> _EXERCISE_: Repeat everything from the first line of the listing below through the line that contains "[box,fill=black!15,minimum width=3.88cm,minimum height=3.9cm]", exactly. Leave out pictures.

> _AVAILABLE DATA_:
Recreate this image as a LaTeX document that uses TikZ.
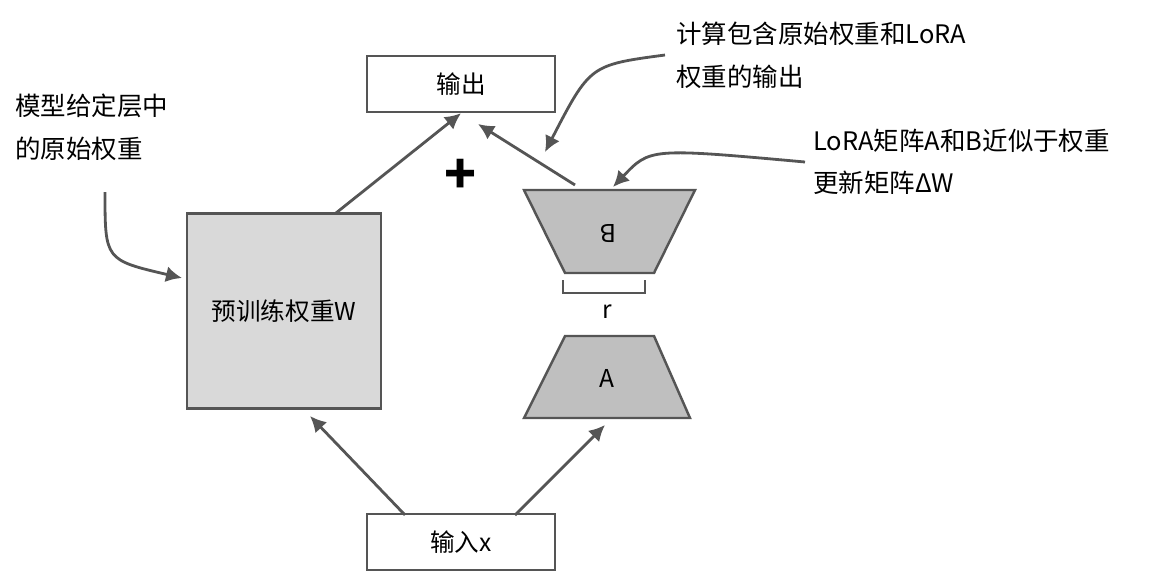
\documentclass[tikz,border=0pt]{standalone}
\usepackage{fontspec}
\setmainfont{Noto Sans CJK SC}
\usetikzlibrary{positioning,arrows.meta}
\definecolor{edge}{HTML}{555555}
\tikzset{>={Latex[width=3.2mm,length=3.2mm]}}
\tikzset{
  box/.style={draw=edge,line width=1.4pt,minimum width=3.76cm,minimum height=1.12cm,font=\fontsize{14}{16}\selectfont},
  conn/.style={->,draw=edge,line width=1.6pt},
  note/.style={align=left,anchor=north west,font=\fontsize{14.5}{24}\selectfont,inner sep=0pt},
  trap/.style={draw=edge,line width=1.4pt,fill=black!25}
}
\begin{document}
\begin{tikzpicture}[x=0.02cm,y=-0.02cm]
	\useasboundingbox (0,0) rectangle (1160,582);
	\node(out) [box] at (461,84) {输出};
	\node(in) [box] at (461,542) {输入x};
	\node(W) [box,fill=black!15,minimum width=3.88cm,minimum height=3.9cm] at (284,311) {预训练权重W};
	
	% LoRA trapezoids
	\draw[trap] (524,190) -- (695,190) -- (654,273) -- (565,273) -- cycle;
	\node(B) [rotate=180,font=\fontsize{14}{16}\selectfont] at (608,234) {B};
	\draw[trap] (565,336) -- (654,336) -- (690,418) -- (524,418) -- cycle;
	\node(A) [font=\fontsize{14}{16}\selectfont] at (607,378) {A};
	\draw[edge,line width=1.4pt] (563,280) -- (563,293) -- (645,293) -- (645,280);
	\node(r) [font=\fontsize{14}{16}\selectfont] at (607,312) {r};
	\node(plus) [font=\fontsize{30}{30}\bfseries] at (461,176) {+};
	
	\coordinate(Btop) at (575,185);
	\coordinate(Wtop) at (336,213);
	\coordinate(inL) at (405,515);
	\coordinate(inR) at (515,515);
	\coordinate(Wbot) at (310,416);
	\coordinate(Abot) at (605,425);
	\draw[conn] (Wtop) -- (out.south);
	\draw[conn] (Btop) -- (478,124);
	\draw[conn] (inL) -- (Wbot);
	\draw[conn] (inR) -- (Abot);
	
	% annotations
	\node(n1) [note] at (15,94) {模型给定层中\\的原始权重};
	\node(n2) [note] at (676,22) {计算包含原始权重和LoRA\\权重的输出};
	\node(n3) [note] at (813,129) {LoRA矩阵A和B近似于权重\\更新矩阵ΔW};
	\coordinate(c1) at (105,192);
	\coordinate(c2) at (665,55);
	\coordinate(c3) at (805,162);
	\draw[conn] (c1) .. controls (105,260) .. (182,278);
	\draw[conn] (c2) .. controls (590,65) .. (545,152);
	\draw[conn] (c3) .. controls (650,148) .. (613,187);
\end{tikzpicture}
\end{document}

> _WRITTEN REPLY_:
Recreate this image as a LaTeX document that uses TikZ.
\documentclass[tikz,border=0pt]{standalone}
\usepackage{fontspec}
\setmainfont{Noto Sans CJK SC}
\usetikzlibrary{positioning,arrows.meta}
\definecolor{edge}{HTML}{555555}
\tikzset{>={Latex[width=3.2mm,length=3.2mm]}}
\tikzset{
  box/.style={draw=edge,line width=1.4pt,minimum width=3.76cm,minimum height=1.12cm,font=\fontsize{14}{16}\selectfont},
  conn/.style={->,draw=edge,line width=1.6pt},
  note/.style={align=left,anchor=north west,font=\fontsize{14.5}{24}\selectfont,inner sep=0pt},
  trap/.style={draw=edge,line width=1.4pt,fill=black!25}
}
\begin{document}
\begin{tikzpicture}[x=0.02cm,y=-0.02cm]
	\useasboundingbox (0,0) rectangle (1160,582);
	\node(out) [box] at (461,84) {输出};
	\node(in) [box] at (461,542) {输入x};
	\node(W) [box,fill=black!15,minimum width=3.88cm,minimum height=3.9cm] at (284,311) {预训练权重W};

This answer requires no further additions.